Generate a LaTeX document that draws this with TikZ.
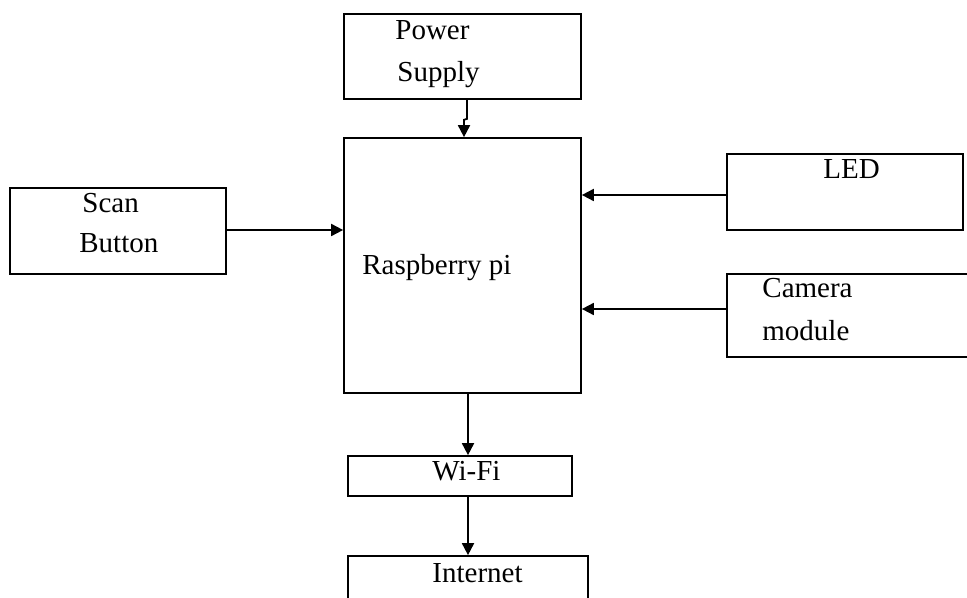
\documentclass[tikz,border=0pt]{standalone}
\usepackage{fontspec}
\setmainfont{Liberation Serif}
\usetikzlibrary{arrows.meta}

\begin{document}
\begin{tikzpicture}[x=0.5pt,y=-0.5pt]
        \tikzset{
        blk box/.style={rectangle,draw,line width=0.85pt,inner sep=0},
        blk text/.style={anchor=base west,inner sep=0,font=\fontsize{14.5}{17}\selectfont},
        blk arrow/.style={draw,line width=0.9pt,-{Triangle[length=6pt,width=6pt]}}
        }
        \clip (0,0) rectangle (967,598);
        % boxes
        \node[blk box, minimum width=118.5pt, minimum height=42.5pt] (ps) at (462.5,56.5) {};
        \node[blk box, minimum width=118.5pt, minimum height=127.5pt] (rpi) at (462.5,265.5) {};
        \node[blk box, minimum width=108pt, minimum height=43pt] (scan) at (118,231) {};
        \node[blk box, minimum width=118pt, minimum height=38pt] (led) at (845,192) {};
        \node[blk box, minimum width=121.5pt, minimum height=41.5pt] (cam) at (848.5,315.5) {};
        \node[blk box, minimum width=112pt, minimum height=20pt] (wifi) at (460,476) {};
        \node[blk box, minimum width=120pt, minimum height=24.5pt] (inet) at (468,580.5) {};

        % labels
        \node[blk text] (pst1) at (395,40) {Power};
        \node[blk text] (pst2) at (397,82) {Supply};
        \node[blk text] (rpit) at (362,275) {Raspberry pi};
        \node[blk text] (scant1) at (82,213) {Scan};
        \node[blk text] (scant2) at (79,253) {Button};
        \node[blk text] (ledt) at (823,179) {LED};
        \node[blk text] (camt1) at (762,298) {Camera};
        \node[blk text] (camt2) at (762,340) {module};
        \node[blk text] (wifit) at (432,480) {Wi-Fi};
        \node[blk text] (inett) at (432,582) {Internet};

        % connections
        \path[blk arrow] ([xshift=2.25pt]ps.south) -- ++(0,19) -- ++(-3,1) -- (rpi.north -| 464,0);
        \path[blk arrow] ([yshift=0.5pt]scan.east) -- ([yshift=0.5pt]scan.east -| rpi.west);
        \path[blk arrow] ([yshift=-1.5pt]led.west) -- ([yshift=-1.5pt]led.west -| rpi.east);
        \path[blk arrow] ([yshift=3.25pt]cam.west) -- ([yshift=3.25pt]cam.west -| rpi.east);
        \path[blk arrow] ([xshift=2.75pt]rpi.south) -- ([xshift=2.75pt]rpi.south |- wifi.north);
        \path[blk arrow] ([xshift=4pt]wifi.south) -- ([xshift=4pt]wifi.south |- inet.north);
    \end{tikzpicture}
\end{document}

• _Requirements_
Return each line of the data, keeping its wording exact and omitting pictures.

• _Result of this exercise_
Generate a LaTeX document that draws this with TikZ.
\documentclass[tikz,border=0pt]{standalone}
\usepackage{fontspec}
\setmainfont{Liberation Serif}
\usetikzlibrary{arrows.meta}

\begin{document}
\begin{tikzpicture}[x=0.5pt,y=-0.5pt]
        \tikzset{
        blk box/.style={rectangle,draw,line width=0.85pt,inner sep=0},
        blk text/.style={anchor=base west,inner sep=0,font=\fontsize{14.5}{17}\selectfont},
        blk arrow/.style={draw,line width=0.9pt,-{Triangle[length=6pt,width=6pt]}}
        }
        \clip (0,0) rectangle (967,598);
        % boxes
        \node[blk box, minimum width=118.5pt, minimum height=42.5pt] (ps) at (462.5,56.5) {};
        \node[blk box, minimum width=118.5pt, minimum height=127.5pt] (rpi) at (462.5,265.5) {};
        \node[blk box, minimum width=108pt, minimum height=43pt] (scan) at (118,231) {};
        \node[blk box, minimum width=118pt, minimum height=38pt] (led) at (845,192) {};
        \node[blk box, minimum width=121.5pt, minimum height=41.5pt] (cam) at (848.5,315.5) {};
        \node[blk box, minimum width=112pt, minimum height=20pt] (wifi) at (460,476) {};
        \node[blk box, minimum width=120pt, minimum height=24.5pt] (inet) at (468,580.5) {};

        % labels
        \node[blk text] (pst1) at (395,40) {Power};
        \node[blk text] (pst2) at (397,82) {Supply};
        \node[blk text] (rpit) at (362,275) {Raspberry pi};
        \node[blk text] (scant1) at (82,213) {Scan};
        \node[blk text] (scant2) at (79,253) {Button};
        \node[blk text] (ledt) at (823,179) {LED};
        \node[blk text] (camt1) at (762,298) {Camera};
        \node[blk text] (camt2) at (762,340) {module};
        \node[blk text] (wifit) at (432,480) {Wi-Fi};
        \node[blk text] (inett) at (432,582) {Internet};

        % connections
        \path[blk arrow] ([xshift=2.25pt]ps.south) -- ++(0,19) -- ++(-3,1) -- (rpi.north -| 464,0);
        \path[blk arrow] ([yshift=0.5pt]scan.east) -- ([yshift=0.5pt]scan.east -| rpi.west);
        \path[blk arrow] ([yshift=-1.5pt]led.west) -- ([yshift=-1.5pt]led.west -| rpi.east);
        \path[blk arrow] ([yshift=3.25pt]cam.west) -- ([yshift=3.25pt]cam.west -| rpi.east);
        \path[blk arrow] ([xshift=2.75pt]rpi.south) -- ([xshift=2.75pt]rpi.south |- wifi.north);
        \path[blk arrow] ([xshift=4pt]wifi.south) -- ([xshift=4pt]wifi.south |- inet.north);
    \end{tikzpicture}
\end{document}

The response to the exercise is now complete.